His father was a miller and his mother was a stay-at-home mom.



He is best known for his mastery of chiaroscuro and impasto, but his calamari was nothing to sneeze at.


July 15, 1799 -
The Rosetta Stone is an Ancient Egyptian artifact which was instrumental in advancing modern understanding of hieroglyphic writing. The stone is a Ptolemaic era stele with carved text. The text is made up of three translations of a single passage, written in two Egyptian language scripts (hieroglyphic and Demotic), and in classical Greek.



It was created in 196 BC, discovered by the Napoleonic expeditionary forces in 1799 at Rashid (a harbor on the Mediterranean coast in Egypt which the French referred to Rosetta) and contributed greatly to the decipherment of the principles of hieroglyphic writing in 1822 by the British polymath Thomas Young and the French scholar Jean-François Champollion.

Feel free to impress your friends with this bit of knowledge.


July 15, 1857 -
During an uprising, the group of British women and children being held by rebels in Chawnpore, India were cut to pieces with knives and hatchets. Then their remains are tossed into a well.



When British forces finally retook Chawnpore, the captured rebels are taken back to the house where the slaughter took place. Then they are forced to lick the floors clean, after which they are hanged.

I hate to think what the penalty was for early withdrawal from your IRA.


July 15 1864 -
A train containing hundreds of Confederate prisoners passing through Shohola, PA crashed head on with a coal train on this date.

The trains were off schedule because of an escape attempt. 74 people, mostly prisoners, died.


July 15, 1869 -
During war with Prussia, French ruler Napoleon III commissions Hippolye Mege Mouries to find a butter substitute. A patent for margarine was issued on this date, it being based on beef fat instead of milk fat.

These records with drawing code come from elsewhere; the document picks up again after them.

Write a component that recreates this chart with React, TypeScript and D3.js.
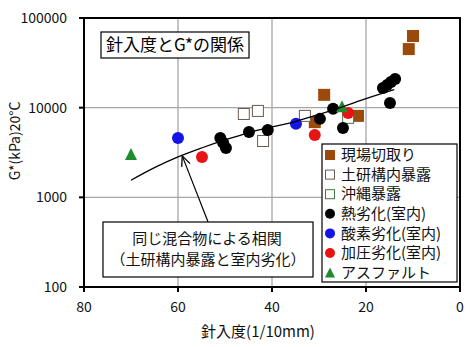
import React from "react";
import * as d3 from "d3";

// ---- data ----
const fieldCutPen = [28.9, 30.9, 21.7, 10, 10.9];
const fieldCutG = [13900, 6900, 8100, 63000, 45000];
const pwriPen = [46, 43, 41.9, 33];
const pwriG = [8500, 9200, 4250, 8100];
const okinawaPen = [23.8];
const okinawaG = [7700];
const heatPen = [51, 50.4, 49.8, 44.9, 40.9, 29.8, 27, 24.9, 14.9, 16.4, 15.5, 14.7, 13.8];
const heatG = [4600, 4050, 3550, 5350, 5650, 7500, 9700, 5950, 11300, 16600, 17900, 19300, 20900];
const oxygenPen = [60, 34.9];
const oxygenG = [4600, 6600];
const pressurePen = [54.9, 30.9, 23.8];
const pressureG = [2820, 4950, 8700];
const asphaltPen = [70, 25.1];
const asphaltG = [3050, 10400];

const curvePen = [70, 65, 60, 55, 50, 45, 40, 35, 30, 25, 20, 14];
const curveG = [1550, 2140, 2820, 3550, 4370, 5250, 6100, 7000, 8410, 10230, 12590, 15850];

const xTicks = [80, 60, 40, 20, 0];
const yTicks = [100, 1000, 10000, 100000];
const xGrid = [60, 40, 20];
const yGrid = [1000, 10000];

const legendLabels = ["現場切取り", "土研構内暴露", "沖縄暴露", "熱劣化(室内)", "酸素劣化(室内)", "加圧劣化(室内)", "アスファルト"];

const titleText = "針入度とG*の関係";
const noteLine1 = "同じ混合物による相関";
const noteLine2 = "（土研構内暴露と室内劣化）";
const xTitle = "針入度(1/10mm)";
const yTitle = "G*(kPa)20°C";

// arrow from note box to curve (data coords)
const arrowTail = { pen: 53.6, g: 532 };
const arrowTip = { pen: 59.1, g: 2900 };

const FONT = "'Noto Sans CJK JP', 'Noto Sans', sans-serif";

type Shape = "fsquare" | "osquare" | "gsquare" | "circle" | "triangle";
interface Series { pen: number[]; g: number[]; shape: Shape; color: string; label: string; }

const series: Series[] = [
  { pen: fieldCutPen, g: fieldCutG, shape: "fsquare", color: "#9C4A0C", label: legendLabels[0] },
  { pen: pwriPen, g: pwriG, shape: "osquare", color: "#6b5a4e", label: legendLabels[1] },
  { pen: okinawaPen, g: okinawaG, shape: "gsquare", color: "#3d7a3d", label: legendLabels[2] },
  { pen: heatPen, g: heatG, shape: "circle", color: "#000000", label: legendLabels[3] },
  { pen: oxygenPen, g: oxygenG, shape: "circle", color: "#1414E6", label: legendLabels[4] },
  { pen: pressurePen, g: pressureG, shape: "circle", color: "#E81414", label: legendLabels[5] },
  { pen: asphaltPen, g: asphaltG, shape: "triangle", color: "#1E8C2A", label: legendLabels[6] },
];

function Marker({ shape, color, x, y, s }: { shape: Shape; color: string; x: number; y: number; s: number }) {
  if (shape === "circle") return <circle cx={x} cy={y} r={s / 2} fill={color} />;
  if (shape === "triangle") {
    const h = s;
    return <path d={`M${x},${y - h / 2}L${x + s / 2},${y + h / 2}L${x - s / 2},${y + h / 2}Z`} fill={color} />;
  }
  if (shape === "fsquare") return <rect x={x - s / 2} y={y - s / 2} width={s} height={s} fill={color} />;
  return <rect x={x - s / 2 + 0.5} y={y - s / 2 + 0.5} width={s - 1} height={s - 1} fill="#fff" stroke={color} strokeWidth={1} />;
}

export default function App() {
  const W = 475, H = 347;
  const x = d3.scaleLinear().domain([80, 0]).range([84, 460]);
  const y = d3.scaleLog().domain([100, 100000]).range([287, 18]);

  const line = d3.line<number>().x((_, i) => x(curvePen[i])).y((_, i) => y(curveG[i])).curve(d3.curveMonotoneX);
  const curvePath = line(curvePen) || "";

  const tx = x(arrowTail.pen), ty = y(arrowTail.g), hx = x(arrowTip.pen), hy = y(arrowTip.g);
  const ang = Math.atan2(hy - ty, hx - tx);
  const hl = 11, ha = (24 * Math.PI) / 180;
  const a1x = hx - hl * Math.cos(ang - ha), a1y = hy - hl * Math.sin(ang - ha);
  const a2x = hx - hl * Math.cos(ang + ha), a2y = hy - hl * Math.sin(ang + ha);

  const legX = 322, legY = 144, legW = 135, legH = 138, legRow = 19.6;

  return (
    <svg width={W} height={H} style={{ position: "absolute", left: 0, top: 0, background: "#fff" }} fontFamily={FONT}>
      <rect x={0} y={0} width={W} height={H} fill="#fff" />
      {/* grid */}
      {xGrid.map((v) => (
        <line key={"gx" + v} x1={x(v)} x2={x(v)} y1={y(100000)} y2={y(100)} stroke="#a6a6a6" strokeWidth={1.3} />
      ))}
      {yGrid.map((v) => (
        <line key={"gy" + v} x1={x(80)} x2={x(0)} y1={y(v)} y2={y(v)} stroke="#a6a6a6" strokeWidth={1.3} />
      ))}
      {/* frame */}
      <rect x={x(80)} y={y(100000)} width={x(0) - x(80)} height={y(100) - y(100000)} fill="none" stroke="#000" strokeWidth={2} />
      {/* ticks */}
      {yTicks.map((v) => (
        <g key={"yt" + v}>
          <line x1={x(80) - 5} x2={x(80)} y1={y(v)} y2={y(v)} stroke="#000" strokeWidth={2} />
          <text x={67} y={y(v)} dy="0.35em" textAnchor="end" fontSize={14} fill="#111">{v}</text>
        </g>
      ))}
      {xTicks.map((v) => (
        <g key={"xt" + v}>
          <line x1={x(v)} x2={x(v)} y1={y(100)} y2={y(100) + 5} stroke="#000" strokeWidth={2} />
          <text x={x(v)} y={307} dy="0.35em" textAnchor="middle" fontSize={14} fill="#111">{v}</text>
        </g>
      ))}
      {/* axis titles */}
      <text x={258} y={332} dy="0.35em" textAnchor="middle" fontSize={15} fill="#111">{xTitle}</text>
      <text transform={`translate(15,141) rotate(-90)`} textAnchor="middle" dy="0.35em" fontSize={14} fill="#111">{yTitle}</text>

      {/* markers */}
      {series.map((s, si) =>
        s.pen.map((p, i) => <Marker key={si + "-" + i} shape={s.shape} color={s.color} x={x(p)} y={y(s.g[i])} s={12} />)
      )}
      {/* correlation curve */}
      <path d={curvePath} fill="none" stroke="#000" strokeWidth={1.3} />

      {/* title box */}
      <rect x={101} y={32} width={148} height={26} fill="#fff" stroke="#000" strokeWidth={1.2} />
      <text x={175} y={45} dy="0.35em" textAnchor="middle" fontSize={17} fill="#000">{titleText}</text>

      {/* note box + arrow */}
      <line x1={tx} y1={ty} x2={hx} y2={hy} stroke="#000" strokeWidth={1.2} />
      <path d={`M${a1x},${a1y}L${hx},${hy}L${a2x},${a2y}`} fill="none" stroke="#000" strokeWidth={1.3} />
      <rect x={103} y={222} width={210} height={55} fill="#fff" stroke="#000" strokeWidth={1.2} />
      <text x={207} y={239} dy="0.35em" textAnchor="middle" fontSize={15} fill="#111">{noteLine1}</text>
      <text x={208} y={260} dy="0.35em" textAnchor="middle" fontSize={15} fill="#111">{noteLine2}</text>

      {/* legend */}
      <rect x={legX} y={legY} width={legW} height={legH} fill="#fff" stroke="#000" strokeWidth={1.2} />
      {series.map((s, i) => (
        <g key={"lg" + i}>
          <Marker shape={s.shape} color={s.color} x={330} y={legY + 11 + i * legRow} s={10} />
          <text x={341} y={legY + 11 + i * legRow} dy="0.35em" fontSize={15} fill="#111">{s.label}</text>
        </g>
      ))}
    </svg>
  );
}
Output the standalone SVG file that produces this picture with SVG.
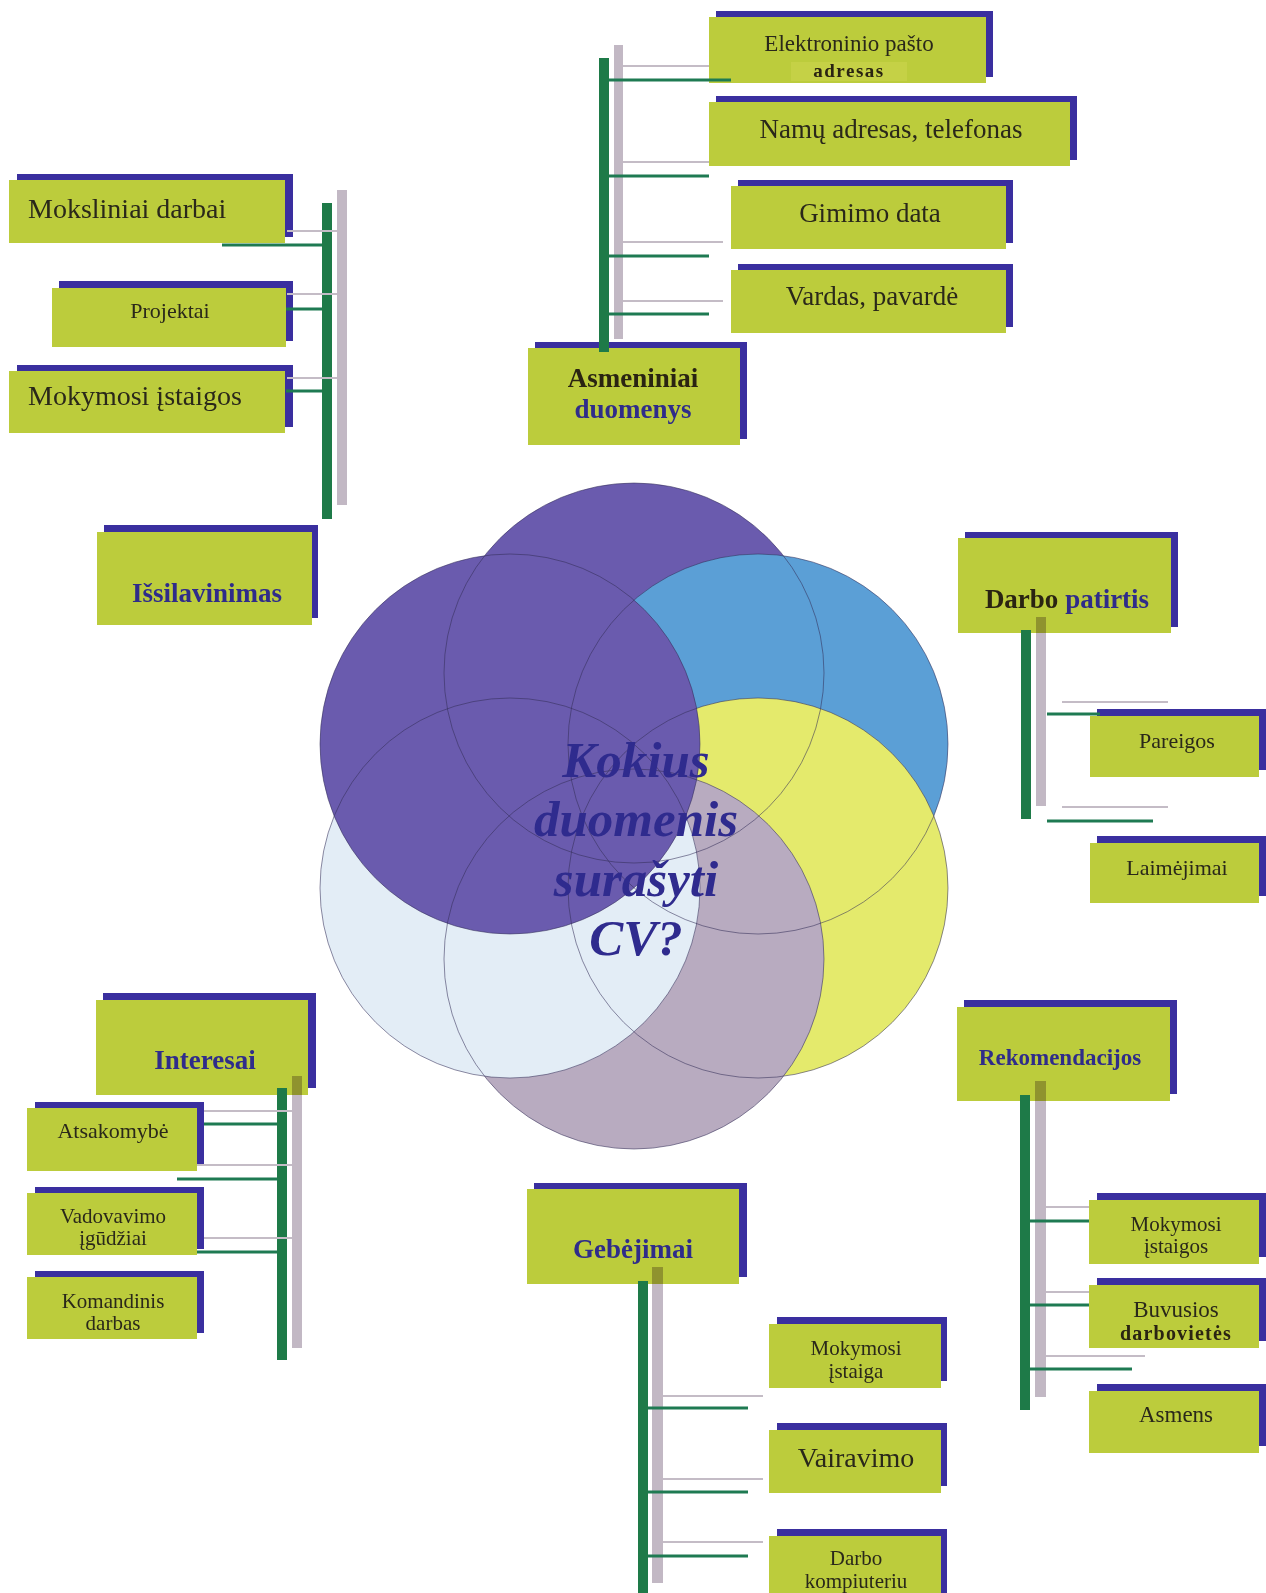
<svg xmlns="http://www.w3.org/2000/svg" width="1266" height="1593" viewBox="0 0 1266 1593">
<style>
.g{fill:#bccc3c}
.b{fill:#3a2f9f}
text{font-family:"Liberation Serif","Times New Roman",serif;fill:#2a281a}
.m{text-anchor:middle}
.h{font-weight:bold;fill:#2f2c8a}
.k{font-weight:bold;fill:#2a2412}
.q{fill:#2f2b8e;font-weight:bold;font-style:italic;font-size:51px}
.gb{fill:#1e7a48}
.gy{fill:#c2b8c4;mix-blend-mode:multiply}
.ll{stroke:#c4bcc6;stroke-width:2}
.gl{stroke:#1e7a52;stroke-width:3}
.ring{fill:none;stroke:#332e58;stroke-width:1;stroke-opacity:0.55}
</style>
<rect width="1266" height="1593" fill="#ffffff"/>

<g id="circles">
<circle cx="634" cy="673" r="190" fill="#6a5bae"/>
<circle cx="758" cy="744" r="190" fill="#5b9fd6"/>
<circle cx="758" cy="888" r="190" fill="#e4ea6c"/>
<circle cx="634" cy="959" r="190" fill="#b8abc0"/>
<circle cx="510" cy="888" r="190" fill="#e3edf6"/>
<circle cx="510" cy="744" r="190" fill="#6a5bae"/>
<circle class="ring" cx="634" cy="673" r="190"/>
<circle class="ring" cx="758" cy="744" r="190"/>
<circle class="ring" cx="758" cy="888" r="190"/>
<circle class="ring" cx="634" cy="959" r="190"/>
<circle class="ring" cx="510" cy="888" r="190"/>
<circle class="ring" cx="510" cy="744" r="190"/>
</g>

<g id="center-question">
<text class="m q" x="636" y="777">Kokius</text>
<text class="m q" x="636" y="836">duomenis</text>
<text class="m q" x="636" y="896">surašyti</text>
<text class="m q" x="636" y="955">CV?</text>
</g>

<!-- Asmeniniai duomenys group -->
<g id="n_email">
<rect class="b" x="716" y="11" width="277" height="66"/>
<rect class="g" x="709" y="17" width="277" height="66"/>
<rect x="791" y="62" width="116" height="19" fill="#c5d146"/>
<text class="m" x="849" y="51" font-size="23">Elektroninio pašto</text>
<text class="m k" x="849" y="77" font-size="19" letter-spacing="1.5">adresas</text>
</g>
<g id="n_address">
<rect class="b" x="716" y="96" width="361" height="64"/>
<rect class="g" x="709" y="102" width="361" height="64"/>
<text class="m" x="891" y="138" font-size="27">Namų adresas, telefonas</text>
</g>
<g id="n_birth">
<rect class="b" x="738" y="180" width="275" height="63"/>
<rect class="g" x="731" y="186" width="275" height="63"/>
<text class="m" x="870" y="222" font-size="27">Gimimo data</text>
</g>
<g id="n_name">
<rect class="b" x="738" y="264" width="275" height="63"/>
<rect class="g" x="731" y="270" width="275" height="63"/>
<text class="m" x="872" y="305" font-size="27">Vardas, pavardė</text>
</g>
<g id="n_personal">
<rect class="b" x="535" y="342" width="212" height="97"/>
<rect class="g" x="528" y="348" width="212" height="97"/>
<text class="m k" x="633" y="387" font-size="27">Asmeniniai</text>
<text class="m h" x="633" y="418" font-size="27">duomenys</text>
</g>

<!-- Išsilavinimas group -->
<g id="n_research">
<rect class="b" x="17" y="174" width="276" height="63"/>
<rect class="g" x="9" y="180" width="276" height="63"/>
<text x="28" y="218" font-size="28">Moksliniai darbai</text>
</g>
<g id="n_projects">
<rect class="b" x="59" y="281" width="234" height="60"/>
<rect class="g" x="52" y="288" width="234" height="59"/>
<text class="m" x="170" y="318" font-size="22">Projektai</text>
</g>
<g id="n_schools">
<rect class="b" x="17" y="365" width="276" height="62"/>
<rect class="g" x="9" y="371" width="276" height="62"/>
<text x="28" y="405" font-size="28">Mokymosi įstaigos</text>
</g>
<g id="n_education">
<rect class="b" x="104" y="525" width="214" height="93"/>
<rect class="g" x="97" y="532" width="215" height="93"/>
<text class="m h" x="207" y="602" font-size="27">Išsilavinimas</text>
</g>

<!-- Darbo patirtis group -->
<g id="n_work">
<rect class="b" x="965" y="532" width="213" height="95"/>
<rect class="g" x="958" y="538" width="213" height="95"/>
<text class="m" x="1067" y="608" font-size="27" font-weight="bold"><tspan class="k">Darbo </tspan><tspan class="h">patirtis</tspan></text>
</g>
<g id="n_duties">
<rect class="b" x="1097" y="709" width="169" height="61"/>
<rect class="g" x="1090" y="716" width="169" height="61"/>
<text class="m" x="1177" y="748" font-size="22">Pareigos</text>
</g>
<g id="n_achievements">
<rect class="b" x="1097" y="836" width="169" height="60"/>
<rect class="g" x="1090" y="843" width="169" height="60"/>
<text class="m" x="1177" y="875" font-size="22">Laimėjimai</text>
</g>

<!-- Interesai group -->
<g id="n_interests">
<rect class="b" x="103" y="993" width="213" height="95"/>
<rect class="g" x="96" y="1000" width="212" height="95"/>
<text class="m h" x="205" y="1069" font-size="27">Interesai</text>
</g>
<g id="n_responsibility">
<rect class="b" x="35" y="1102" width="169" height="63"/>
<rect class="g" x="27" y="1108" width="170" height="63"/>
<text class="m" x="113" y="1138" font-size="22">Atsakomybė</text>
</g>
<g id="n_leadership">
<rect class="b" x="35" y="1187" width="169" height="62"/>
<rect class="g" x="27" y="1193" width="170" height="62"/>
<text class="m" x="113" y="1223" font-size="21">Vadovavimo</text>
<text class="m" x="113" y="1245" font-size="21">įgūdžiai</text>
</g>
<g id="n_teamwork">
<rect class="b" x="35" y="1271" width="169" height="62"/>
<rect class="g" x="27" y="1277" width="170" height="62"/>
<text class="m" x="113" y="1308" font-size="21">Komandinis</text>
<text class="m" x="113" y="1330" font-size="21">darbas</text>
</g>

<!-- Rekomendacijos group -->
<g id="n_references">
<rect class="b" x="964" y="1000" width="213" height="94"/>
<rect class="g" x="957" y="1007" width="213" height="94"/>
<text class="m h" x="1060" y="1065" font-size="23">Rekomendacijos</text>
</g>
<g id="n_ref_schools">
<rect class="b" x="1097" y="1193" width="170" height="64"/>
<rect class="g" x="1089" y="1200" width="170" height="64"/>
<text class="m" x="1176" y="1231" font-size="21">Mokymosi</text>
<text class="m" x="1176" y="1253" font-size="21">įstaigos</text>
</g>
<g id="n_ref_work">
<rect class="b" x="1097" y="1278" width="170" height="63"/>
<rect class="g" x="1089" y="1285" width="170" height="63"/>
<text class="m" x="1176" y="1317" font-size="23">Buvusios</text>
<text class="m k" x="1176" y="1340" font-size="20" letter-spacing="1.2">darbovietės</text>
</g>
<g id="n_ref_person">
<rect class="b" x="1097" y="1384" width="170" height="62"/>
<rect class="g" x="1089" y="1391" width="170" height="62"/>
<text class="m" x="1176" y="1422" font-size="23">Asmens</text>
</g>

<!-- Gebėjimai group -->
<g id="n_skills">
<rect class="b" x="534" y="1183" width="213" height="94"/>
<rect class="g" x="527" y="1189" width="212" height="95"/>
<text class="m h" x="633" y="1258" font-size="27">Gebėjimai</text>
</g>
<g id="n_skill_school">
<rect class="b" x="777" y="1317" width="170" height="64"/>
<rect class="g" x="769" y="1324" width="172" height="64"/>
<text class="m" x="856" y="1355" font-size="21">Mokymosi</text>
<text class="m" x="856" y="1378" font-size="21">įstaiga</text>
</g>
<g id="n_driving">
<rect class="b" x="777" y="1423" width="170" height="63"/>
<rect class="g" x="769" y="1430" width="172" height="63"/>
<text class="m" x="856" y="1467" font-size="28">Vairavimo</text>
</g>
<g id="n_computer">
<rect class="b" x="777" y="1529" width="170" height="70"/>
<rect class="g" x="769" y="1536" width="172" height="70"/>
<text class="m" x="856" y="1565" font-size="21">Darbo</text>
<text class="m" x="856" y="1588" font-size="21">kompiuteriu</text>
</g>

<g id="connectors">
<!-- Asmeniniai -->
<rect class="gb" x="599" y="58" width="10" height="294"/>
<rect class="gy" x="614" y="45" width="9" height="294"/>
<line class="ll" x1="623" y1="66" x2="709" y2="66"/>
<line class="ll" x1="623" y1="162" x2="709" y2="162"/>
<line class="ll" x1="623" y1="242" x2="723" y2="242"/>
<line class="ll" x1="623" y1="301" x2="723" y2="301"/>
<line class="gl" x1="609" y1="80" x2="731" y2="80"/>
<line class="gl" x1="609" y1="176" x2="709" y2="176"/>
<line class="gl" x1="609" y1="256" x2="709" y2="256"/>
<line class="gl" x1="609" y1="314" x2="709" y2="314"/>
<!-- Išsilavinimas -->
<rect class="gb" x="322" y="203" width="10" height="316"/>
<rect class="gy" x="337" y="190" width="10" height="315"/>
<line class="ll" x1="287" y1="231" x2="337" y2="231"/>
<line class="ll" x1="287" y1="294" x2="337" y2="294"/>
<line class="ll" x1="287" y1="378" x2="337" y2="378"/>
<line class="gl" x1="222" y1="245" x2="322" y2="245"/>
<line class="gl" x1="286" y1="309" x2="322" y2="309"/>
<line class="gl" x1="286" y1="391" x2="322" y2="391"/>
<!-- Darbo patirtis -->
<rect class="gb" x="1021" y="630" width="10" height="189"/>
<rect class="gy" x="1036" y="617" width="10" height="189"/>
<line class="ll" x1="1062" y1="702" x2="1168" y2="702"/>
<line class="ll" x1="1062" y1="807" x2="1168" y2="807"/>
<line class="gl" x1="1047" y1="714" x2="1100" y2="714"/>
<line class="gl" x1="1047" y1="821" x2="1153" y2="821"/>
<!-- Interesai -->
<rect class="gb" x="277" y="1088" width="10" height="272"/>
<rect class="gy" x="292" y="1076" width="10" height="272"/>
<line class="ll" x1="204" y1="1111" x2="292" y2="1111"/>
<line class="ll" x1="197" y1="1165" x2="292" y2="1165"/>
<line class="ll" x1="204" y1="1238" x2="292" y2="1238"/>
<line class="gl" x1="204" y1="1124" x2="277" y2="1124"/>
<line class="gl" x1="177" y1="1179" x2="277" y2="1179"/>
<line class="gl" x1="197" y1="1252" x2="277" y2="1252"/>
<!-- Rekomendacijos -->
<rect class="gb" x="1020" y="1095" width="10" height="315"/>
<rect class="gy" x="1035" y="1081" width="11" height="316"/>
<line class="ll" x1="1046" y1="1207" x2="1089" y2="1207"/>
<line class="ll" x1="1046" y1="1292" x2="1089" y2="1292"/>
<line class="ll" x1="1046" y1="1356" x2="1145" y2="1356"/>
<line class="gl" x1="1030" y1="1221" x2="1089" y2="1221"/>
<line class="gl" x1="1030" y1="1305" x2="1089" y2="1305"/>
<line class="gl" x1="1030" y1="1369" x2="1132" y2="1369"/>
<!-- Gebėjimai -->
<rect class="gb" x="638" y="1281" width="10" height="320"/>
<rect class="gy" x="652" y="1267" width="11" height="316"/>
<line class="ll" x1="663" y1="1396" x2="763" y2="1396"/>
<line class="ll" x1="663" y1="1479" x2="763" y2="1479"/>
<line class="ll" x1="663" y1="1542" x2="763" y2="1542"/>
<line class="gl" x1="648" y1="1408" x2="748" y2="1408"/>
<line class="gl" x1="648" y1="1492" x2="748" y2="1492"/>
<line class="gl" x1="648" y1="1556" x2="748" y2="1556"/>
</g>
</svg>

He called it Margarine (but you can call it Oleo) because the French word for pearl was margarite and he apparently had difficulty distinguishing butter from pearls -



a handicap that goes a long way toward explaining his many divorces.



But even with the tactically superior spread, the war was still lost.


July 15, 1904 -
A small town Russian alcoholic doctor quietly succumbed to consumption, while in another room, his relatives sat around the house and wistfully bemoaned the lost opportunities of their lives. An old family retainer served tea to the unknowing mourners. Off in the distance, the guitar string of a peasant guitar broke, all on this date.



Anton Pavlovich Chekhov, died on this date but not as described above. As he lay dying of tuberculosis, in a German Spa, Chekhov called out for his doctor. The doctor examined him and prescribed him a glass of champagne. Chekhov finished his glass, commented on the taste, lay back down and died.

All in all, not a bad way to go.


July 15, 1946 -
Everywhere you go, there's a soundtrack. You can't really quite hear it. It's just a little out of the range of hearing.







Linda Maria Ronstadt, singer and actress was born in Tucson, Arizona on this date. (Have a kind thought in your heart for Linda today.)


July 15, 1979 -
President Jimmy Carter addressed the energy crisis and subsequent recession by discussing what he felt was the greatest threat to the United States in a speech later called the 'malaise' speech, on this date.



He believed that a lack of "moral and spiritual confidence" prevented the American people from recovering from the economic hardships and said, "this crisis in the growing doubt about the meaning of our own lives and in the loss of a unity of purpose for our nation" were the basis for the negative economic climate.


On July 15, 2007 -

The Philadelphia Phillies lost their 10,000th Major League Baseball game.



As of last night, (and this is a crude estimate) the team still holds the record for the most games lost by any professional American sports team in history with 10,799.